El Barcelona, símbolo de España
Lance Armstrong fue despojado oficialmente de siete Tours de Francia y suspendido a perpetuidad debido a sus trampas, como el Fútbol Club Barcelona debería obtener una respuesta equivalente por haber –según declaran ciertos pringados en el caso—supuestamente comprado el favor arbitral durante un extenso período de tiempo. Naturalmente, no se niega que el Barcelona haya sacado provecho a valiosos jugadores, que estos metieran algún gol en buena lid o que sus éxitos posean una parte de mérito deportivo; como tampoco puede desmentirse que Armstrong mostrase un evidente talento personal y competitivo, fuera un atleta destacado y deparase emociones a su público.
El hecho objetivo es que, en uno y otro caso, los triunfos no parecieron lograrse con honradez, sino mediante juego socio, corrupción y engaño. Armstrong ha pagado por sus errores y, aunque ello no excluye que pudieran darse otros ciclistas fulleros que se finalmente se fueran de rositas, el oprobio y la sanción quedan ahí, para aviso de navegantes. En el caso del Barcelona, nada ha ocurrido todavía, y está por ver si sucede. La impresión que hay es que mucha gente influyente, incluyendo al gran archirrival merengue, no desea ver reparada la injusticia, sino que esta se blanquee y amortice, en nombre de un bien superior: sus réditos ocultos.
Tal vez demasiados asuntos importantes están hoy en día pasando por idéntica picadora de carne. Que a cualquier político, como a cualquier ilusionista de cabaré, vendedor de crecepelo o estafador profesional, no le apetezca que queden a la vista sus trucos, se comprende. Lo que resulta novedoso es que el floreciente sector de la omertà haya adquirido tamañas dimensiones; y que, so pretexto de lealtad a tus colores, familismo amoral o posmodernidad líquida, esto es, con la pamplina de que perro no come perro, se haya convertido en norma consuetudinaria condonar la indecencia.

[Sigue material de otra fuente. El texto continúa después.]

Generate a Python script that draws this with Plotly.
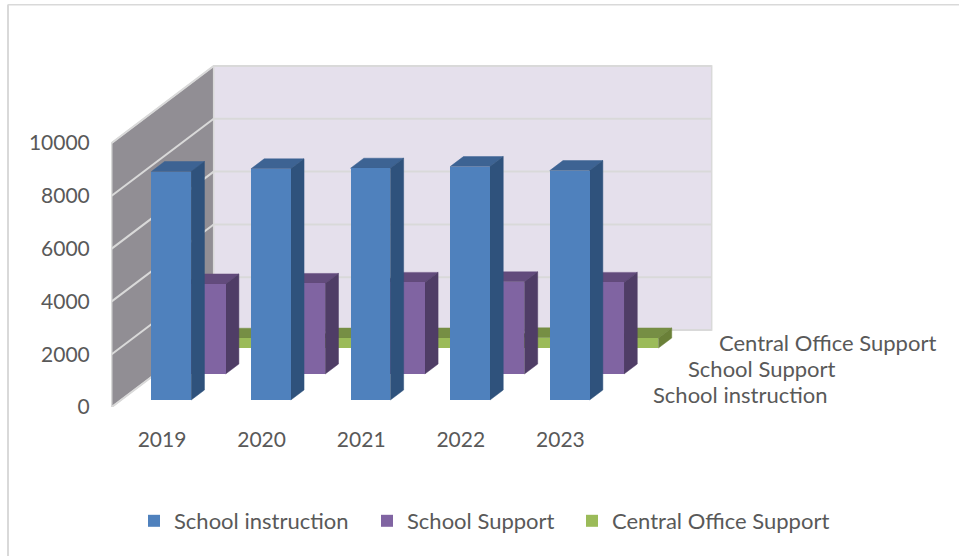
import plotly.graph_objects as go

# ---- data ----
years = ["2019", "2020", "2021", "2022", "2023"]
series_names = ["School instruction", "School Support", "Central Office Support"]
school_instruction = [8655, 8756, 8780, 8840, 8690]
school_support = [3410, 3430, 3470, 3490, 3470]
central_office = [370, 375, 380, 385, 380]
y_ticks = [0, 2000, 4000, 6000, 8000, 10000]

# ---- colours: front, top, side ----
colors = [("#4f81bd", "#3d6393", "#2f527c"),
          ("#8064a2", "#624b7c", "#4f3d66"),
          ("#9bbb59", "#768e44", "#6a8038")]
TEXT = "#595959"
WALL_BACK = "#e5e0ec"
WALL_SIDE = "#918e94"
GRID = "#d9d9d9"
FONT = "Lato"
FS = 22
FS_TICK = 21

# ---- oblique projection settings ----
W, H = 959, 556
L, R, T, B = 111, 950, 55, 407   # plot area in page pixels
PX_CAT = 99.6      # pixels per category
PX_VAL = 26.4 / 1000  # pixels per value unit
X0_PX = 162        # pixel of first category on the front plane
DEPTH_PX = (102, 77)  # full floor depth
DX = DEPTH_PX[0] / PX_CAT
DY = DEPTH_PX[1] / PX_VAL
ROW_FRAC = [7 / 77, 33 / 77, 59 / 77]
THICK = 10 / 77
BAR_W = 0.4
X_LEFT = -0.505
X_RIGHT = X_LEFT + len(years)
LABEL_GAP = [0.325, 0.325, 0.295]


def oblique(x, y, d):
    return x + d * DX, y + d * DY


fig = go.Figure()

# walls
fig.add_trace(go.Scatter(
    x=[X_LEFT, X_LEFT, X_LEFT + DX, X_LEFT + DX, X_LEFT],
    y=[0, y_ticks[-1], y_ticks[-1] + DY, DY, 0],
    mode="lines", fill="toself", fillcolor=WALL_SIDE,
    line=dict(color=GRID, width=1.5), showlegend=False, hoverinfo="skip", zorder=0))
fig.add_trace(go.Scatter(
    x=[X_LEFT + DX, X_RIGHT + DX, X_RIGHT + DX, X_LEFT + DX, X_LEFT + DX],
    y=[DY, DY, y_ticks[-1] + DY, y_ticks[-1] + DY, DY],
    mode="lines", fill="toself", fillcolor=WALL_BACK,
    line=dict(color=GRID, width=1.5), showlegend=False, hoverinfo="skip", zorder=0))

# gridlines along side wall then back wall
gx, gy = [], []
for v in y_ticks:
    gx += [X_LEFT, X_LEFT + DX, X_RIGHT + DX, None]
    gy += [v, v + DY, v + DY, None]
fig.add_trace(go.Scatter(x=gx, y=gy, mode="lines", line=dict(color=GRID, width=2),
                         showlegend=False, hoverinfo="skip", zorder=1))

# bars, back row first
all_values = [school_instruction, school_support, central_office]
z = 10
for row in [2, 1, 0]:
    vals = all_values[row]
    front, top, side = colors[row]
    d0 = ROW_FRAC[row]
    tx, ty, sx, sy = [], [], [], []
    xs, bases = [], []
    for i, v in enumerate(vals):
        cx, base = oblique(i, 0, d0)
        xs.append(cx)
        bases.append(base)
        xl, xr = cx - BAR_W / 2, cx + BAR_W / 2
        tx += [xl, xr, xr + THICK * DX, xl + THICK * DX, xl, None]
        ty += [base + v, base + v, base + v + THICK * DY, base + v + THICK * DY, base + v, None]
        sx += [xr, xr + THICK * DX, xr + THICK * DX, xr, xr, None]
        sy += [base, base + THICK * DY, base + v + THICK * DY, base + v, base, None]
    fig.add_trace(go.Scatter(x=tx, y=ty, mode="lines", fill="toself", fillcolor=top,
                             line=dict(color=top, width=0.5), showlegend=False,
                             hoverinfo="skip", zorder=z))
    fig.add_trace(go.Scatter(x=sx, y=sy, mode="lines", fill="toself", fillcolor=side,
                             line=dict(color=side, width=0.5), showlegend=False,
                             hoverinfo="skip", zorder=z))
    fig.add_trace(go.Bar(x=xs, y=vals, base=bases, width=BAR_W, name=series_names[row],
                         marker=dict(color=front, line=dict(width=0)),
                         legend="legend" if row == 0 else f"legend{row + 1}",
                         zorder=z + 1))
    z += 2

# depth axis labels
annotations = [
    dict(x=X_RIGHT + ROW_FRAC[r] * DX + LABEL_GAP[r], y=ROW_FRAC[r] * DY + 190,
         text=series_names[r], showarrow=False,
         xanchor="left", yanchor="middle", font=dict(family=FONT, size=FS, color=TEXT))
    for r in range(3)
]

# legends: one per series so that each sits at its own place
def lx(px):
    return (px - L) / (R - L)

def ly(py):
    return (B - py) / (B - T)

legend_px = [134, 367, 572]
legend_common = dict(orientation="h", xanchor="left", yanchor="middle", y=ly(521),
                     bgcolor="rgba(0,0,0,0)", font=dict(family=FONT, size=FS, color=TEXT))

fig.update_layout(
    width=W, height=H,
    margin=dict(l=L, r=W - R, t=T, b=H - B, autoexpand=False),
    paper_bgcolor="white", plot_bgcolor="white",
    barmode="overlay", bargap=0,
    font=dict(family=FONT, size=FS, color=TEXT),
    annotations=annotations,
    xaxis=dict(range=[(L - X0_PX) / PX_CAT, (R - X0_PX) / PX_CAT],
               tickmode="array", tickvals=list(range(len(years))), ticktext=years,
               showgrid=False, zeroline=False, showline=False,
               ticks="outside", ticklen=14, tickcolor="rgba(0,0,0,0)",
               tickfont=dict(family=FONT, size=FS_TICK, color=TEXT)),
    yaxis=dict(range=[0, (B - T) / PX_VAL],
               tickmode="array", tickvals=y_ticks, ticktext=[str(v) for v in y_ticks],
               showgrid=False, zeroline=False, showline=False,
               ticks="outside", ticklen=16, tickcolor="rgba(0,0,0,0)",
               tickfont=dict(family=FONT, size=FS_TICK, color=TEXT)),
    legend=dict(x=lx(legend_px[0]), **legend_common),
    legend2=dict(x=lx(legend_px[1]), **legend_common),
    legend3=dict(x=lx(legend_px[2]), **legend_common),
    shapes=[
        dict(type="line", xref="paper", yref="paper", x0=lx(8), x1=lx(8), y0=ly(H), y1=ly(4.5),
             line=dict(color=GRID, width=2)),
        dict(type="line", xref="paper", yref="paper", x0=lx(8), x1=lx(W), y0=ly(4.8), y1=ly(4.8),
             line=dict(color=GRID, width=1.5)),
    ],
)

fig.write_html("out.html", config={"displayModeBar": False},
               post_script="document.body.style.margin='0';document.body.style.overflow='hidden';")
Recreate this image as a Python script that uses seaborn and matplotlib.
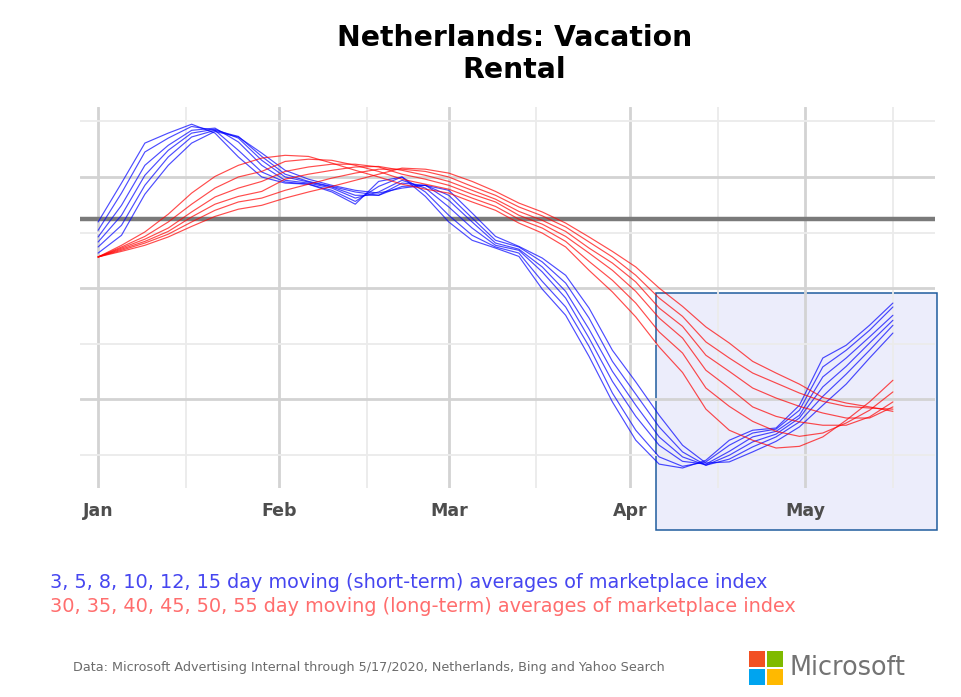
import pandas as pd
import matplotlib
matplotlib.use('Agg')
import matplotlib.pyplot as plt
import matplotlib.dates as mdates
from matplotlib.patches import Rectangle
import seaborn as sns

# every 4th day, Jan 1 .. May 16 2020
dates = pd.date_range('2020-01-01', periods=35, freq='4D')

# short-term moving averages of the marketplace index
ma_3 = [91.9, 98.9, 106.1, 107.9, 109.5, 107.9, 103.6, 100.0, 98.9, 98.7, 97.3, 95.1, 99.2, 100.0, 96.5, 91.9, 88.6, 87.2,
        85.7, 79.8, 75.1, 67.7, 59.5, 52.6, 48.3, 47.6, 49.0, 52.6, 54.4, 54.8, 58.9, 67.4, 69.7, 73.3, 77.3]
ma_5 = [90.4, 97.1, 104.5, 107.0, 109.1, 108.4, 104.8, 100.9, 99.1, 98.7, 97.6, 95.6, 98.3, 100.0, 97.3, 93.1, 89.5, 87.4,
        86.3, 81.2, 76.6, 69.5, 61.1, 54.4, 49.6, 47.9, 48.7, 51.7, 53.9, 54.6, 58.0, 65.8, 68.8, 72.4, 76.6]
ma_8 = [89.2, 94.9, 102.1, 105.7, 108.4, 108.8, 106.3, 102.1, 99.4, 98.9, 98.0, 96.2, 97.3, 99.4, 98.0, 94.6, 90.8, 87.7,
        86.8, 82.9, 78.2, 71.0, 63.2, 56.9, 51.7, 48.8, 48.3, 50.6, 53.2, 54.2, 57.1, 64.0, 67.4, 71.2, 75.1]
ma_10 = [88.3, 93.1, 100.3, 104.8, 107.9, 108.6, 107.0, 103.0, 100.0, 99.1, 98.2, 96.7, 96.7, 98.9, 98.5, 95.8, 91.9, 88.1,
         87.0, 83.8, 79.4, 72.6, 65.0, 58.9, 53.2, 49.6, 48.1, 49.9, 52.3, 53.7, 56.6, 62.2, 65.9, 70.1, 74.2]
ma_12 = [87.4, 91.3, 98.5, 103.6, 107.2, 108.4, 107.3, 103.7, 100.5, 99.2, 98.3, 97.3, 96.7, 98.3, 98.5, 96.7, 92.6, 88.6,
         87.4, 84.7, 80.9, 74.6, 66.8, 60.9, 55.0, 50.5, 48.1, 49.2, 51.4, 53.2, 55.9, 60.5, 64.5, 68.8, 73.3]
ma_15 = [86.3, 89.5, 96.9, 102.1, 106.1, 108.2, 107.2, 104.3, 101.2, 99.6, 98.5, 97.6, 97.1, 98.0, 98.5, 97.6, 93.5, 89.3,
         87.5, 85.4, 82.3, 76.4, 68.8, 63.1, 57.1, 51.7, 48.5, 48.7, 50.5, 52.4, 55.0, 58.9, 62.7, 67.4, 71.9]

# long-term moving averages
ma_30 = [85.6, 87.7, 90.1, 93.3, 97.1, 100.1, 102.1, 103.4, 103.9, 103.7, 102.5, 101.2, 100.0, 98.7, 97.8, 97.1, 95.5, 94.0,
         91.7, 89.9, 87.4, 83.2, 79.3, 74.8, 69.4, 64.8, 58.2, 54.4, 52.6, 51.2, 51.5, 53.2, 56.2, 59.5, 63.4]
ma_35 = [85.6, 87.4, 89.3, 91.9, 95.1, 98.0, 100.0, 101.0, 102.8, 103.2, 103.0, 102.1, 101.0, 99.6, 98.7, 97.8, 96.2, 94.7,
         92.4, 90.8, 88.4, 84.8, 81.4, 77.3, 72.1, 68.3, 62.0, 58.7, 56.0, 54.2, 53.3, 53.9, 55.7, 58.0, 61.3]
ma_40 = [85.6, 87.2, 88.8, 90.8, 93.7, 96.4, 98.0, 99.2, 101.0, 101.8, 102.3, 102.3, 101.8, 100.5, 99.6, 98.5, 96.9, 95.5,
         93.1, 91.5, 89.3, 86.3, 83.2, 79.4, 74.6, 71.0, 65.2, 62.0, 58.6, 56.9, 55.9, 55.3, 55.3, 56.8, 59.5]
ma_45 = [85.6, 87.0, 88.4, 90.2, 92.8, 95.1, 96.5, 97.4, 99.6, 100.5, 101.2, 101.8, 101.9, 101.2, 100.3, 99.2, 97.6, 96.0,
         93.8, 92.2, 90.2, 87.2, 84.5, 81.1, 76.4, 73.1, 67.9, 65.0, 62.0, 60.2, 58.7, 57.5, 56.6, 56.6, 58.6]
ma_50 = [85.6, 86.8, 88.1, 89.7, 91.9, 94.0, 95.5, 96.2, 97.6, 98.7, 99.8, 100.7, 101.4, 101.4, 101.0, 100.0, 98.3, 96.7,
         94.6, 93.0, 91.0, 88.3, 85.6, 82.3, 78.2, 74.9, 70.3, 67.4, 64.7, 62.9, 61.1, 59.6, 58.7, 58.4, 58.2]
ma_55 = [85.6, 86.6, 87.7, 89.2, 91.1, 92.9, 94.2, 94.9, 96.2, 97.3, 98.3, 99.4, 100.5, 101.6, 101.4, 100.7, 99.2, 97.4,
         95.3, 93.7, 91.7, 89.2, 86.6, 83.8, 80.0, 76.7, 73.0, 70.1, 66.8, 64.7, 62.7, 60.3, 59.3, 58.6, 57.8]

baseline = 92.4

short_term = {'3': ma_3, '5': ma_5, '8': ma_8, '10': ma_10, '12': ma_12, '15': ma_15}
long_term = {'30': ma_30, '35': ma_35, '40': ma_40, '45': ma_45, '50': ma_50, '55': ma_55}

frames = []
palette = {}
for name, vals in list(short_term.items()) + list(long_term.items()):
    frames.append(pd.DataFrame({'date': dates, 'index': vals, 'window': name}))
    palette[name] = '#0000ff' if name in short_term else '#ff0000'
df = pd.concat(frames, ignore_index=True)

sns.set_style('white')
plt.rcParams['font.family'] = ['DejaVu Sans']

fig = plt.figure(figsize=(9.61, 6.97), dpi=100)
ax = fig.add_axes([80 / 961, 1 - 488 / 697, 855 / 961, 381 / 697])

sns.lineplot(data=df, x='date', y='index', hue='window', palette=palette, estimator=None,
             legend=False, linewidth=0.85, alpha=0.7, ax=ax)

ax.axhline(baseline, color='#7a7a7a', linewidth=3.2, zorder=1.8)

start = pd.Timestamp('2020-01-01')
ax.set_xlim(start - pd.Timedelta(days=3.1), start + pd.Timedelta(days=143.2))
ax.set_ylim(44.0, 112.6)

# highlighted recent period
x0 = mdates.date2num(pd.Timestamp('2020-04-05 12:00'))
x1 = mdates.date2num(pd.Timestamp('2020-05-23 14:00'))
ax.add_patch(Rectangle((x0, 36.4), x1 - x0, 42.7, facecolor='#ecedfb', edgecolor='#1f5c9e',
                       linewidth=1.1, zorder=1.2, clip_on=False))

ax.xaxis.set_major_locator(mdates.MonthLocator())
ax.xaxis.set_minor_locator(mdates.MonthLocator(bymonthday=16))
ax.xaxis.set_major_formatter(mdates.DateFormatter('%b'))
ax.set_yticks([60, 80, 100])
ax.set_yticks([50, 70, 90, 110], minor=True)
ax.set_yticklabels([])
ax.set_axisbelow('line')
ax.grid(which='major', color='#d3d3d3', linewidth=2.0)
ax.grid(which='minor', color='#ebebeb', linewidth=1.3)
ax.tick_params(which='both', length=0)
ax.tick_params(axis='x', pad=10, labelsize=12.5, labelcolor='#4d4d4d')
for lbl in ax.get_xticklabels():
    lbl.set_fontweight('bold')
ax.set_xlabel('')
ax.set_ylabel('')
for s in ax.spines.values():
    s.set_visible(False)

fig.text(0.535, 1 - 24 / 697, 'Netherlands: Vacation\nRental', ha='center', va='top',
         fontsize=20.3, fontweight='bold', color='black', linespacing=1.2)

fig.text(50 / 961, 1 - 582 / 697, '3, 5, 8, 10, 12, 15 day moving (short-term) averages of marketplace index',
         ha='left', va='center', fontsize=13.9, color='#4646f0')
fig.text(50 / 961, 1 - 607 / 697, '30, 35, 40, 45, 50, 55 day moving (long-term) averages of marketplace index',
         ha='left', va='center', fontsize=13.9, color='#ff6e6e')
fig.text(73 / 961, 1 - 668 / 697,
         'Data: Microsoft Advertising Internal through 5/17/2020, Netherlands, Bing and Yahoo Search',
         ha='left', va='center', fontsize=9.2, color='#6b6b6b')

# Microsoft logo
sq_w, sq_h = 16 / 961, 16 / 697
logo = [(749, 667, '#f25022'), (767, 667, '#7fba00'), (749, 685, '#00a4ef'), (767, 685, '#ffb900')]
for lx, ly, col in logo:
    fig.add_artist(Rectangle((lx / 961, 1 - ly / 697), sq_w, sq_h, transform=fig.transFigure,
                             facecolor=col, edgecolor='none'))
fig.text(790 / 961, 1 - 668 / 697, 'Microsoft', ha='left', va='center', fontsize=18.4, color='#737373')

fig.savefig('out.png', dpi=100)
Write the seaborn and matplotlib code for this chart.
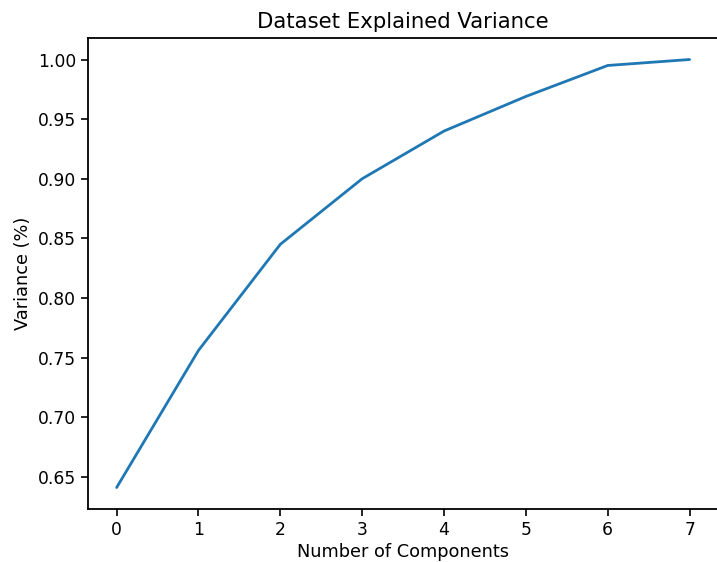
import matplotlib
matplotlib.use("Agg")
import matplotlib.pyplot as plt
import seaborn as sns
import pandas as pd

components = [0, 1, 2, 3, 4, 5, 6, 7]
variance = [0.641, 0.756, 0.845, 0.900, 0.940, 0.969, 0.995, 1.000]
yticks = [0.65, 0.70, 0.75, 0.80, 0.85, 0.90, 0.95, 1.00]

sns.set_style("ticks")
plt.rcParams['font.family'] = ['DejaVu Sans']
plt.rcParams['text.color'] = 'black'
plt.rcParams['axes.labelcolor'] = 'black'

df = pd.DataFrame({"Number of Components": components, "Variance (%)": variance})

fig = plt.figure(figsize=(7.17, 5.62), dpi=100)
ax = fig.add_axes([0.1227, 0.0943, 0.879, 0.838])
sns.lineplot(data=df, x="Number of Components", y="Variance (%)", ax=ax,
             color="#1f77b4", linewidth=2)
ax.set_xlim(-0.35, 7.35)
ax.set_ylim(0.623, 1.018)
ax.set_yticks(yticks)
ax.set_yticklabels([f"{v:.2f}" for v in yticks])
ax.set_xticks(components)
ax.tick_params(labelsize=12.3, colors="black", length=5, width=1.2)
for s in ax.spines.values():
    s.set_color("black")
    s.set_linewidth(1.3)
ax.set_xlabel("Number of Components", fontsize=12.8, color="black", labelpad=3)
ax.set_ylabel("Variance (%)", fontsize=12.8, color="black", labelpad=4)
ax.set_title("Dataset Explained Variance", fontsize=15.3, color="black", pad=7)
fig.savefig("out.png", dpi=100)
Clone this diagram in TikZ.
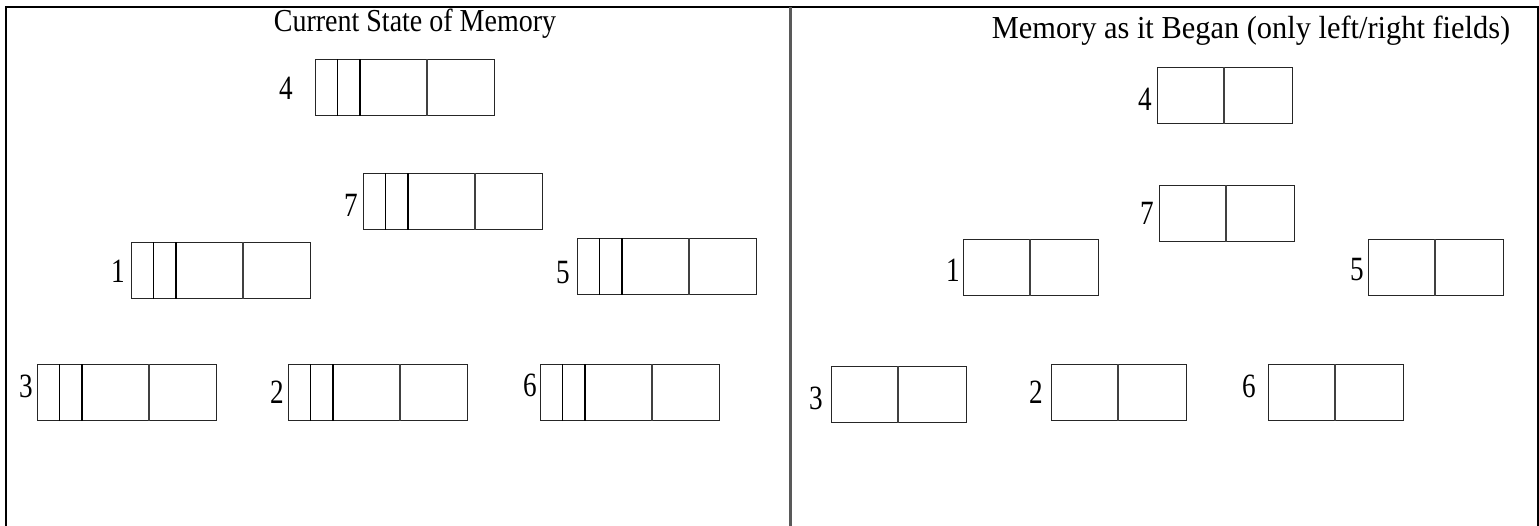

En efecto: no existe parcela en la actualidad pública (por no hablar de la privada) en la que no corra a alistarse una marabunta de voluntarios dispuestos a mentir, jalear inmoralidades, poner cara de póquer, negar la realidad y enlodar el terreno. Podrán hacerlo por rencor, venganza, exaltación, tozudez o, muy especialmente, expectativa de resarcimiento. Pero lo hacen, a diario, en todos los ámbitos, con esforzado ahínco y su servil sentimiento de estar cumpliendo con una misión existencial. Se diría que el sistema educativo, el entorno cultural, la moda y la opinión difundida constituyen una gigantesca maquinaria destinada a suministrarles coartadas colectivas, papilla argumental y dopaje anímico, a fin de que puedan continuar azuzando el avispero.
¿Qué fue de aquella sensibilidad ética que antaño desarrollábamos de manera espontánea? ¿Despertaremos en alguna coyuntura venidera del trastorno? ¿Rechazaremos la vileza? Si ese día llegase, un culé como Dios manda protestaría cuando su equipo utiliza malas artes; un socialista dotado de principios fulminaría a unos líderes que se tirasen la legislatura de sisa, verborrea y suripantas; y un ciudadano que no fuese un zoquete, sino alguien con la cabeza y el corazón en su sitio, dejaría de votar desde las vísceras, el prejuicio, la cobardía y la inquina, para pensar un poco en el futuro de sus hijos, en el progreso de su patria y en la salud de su espíritu.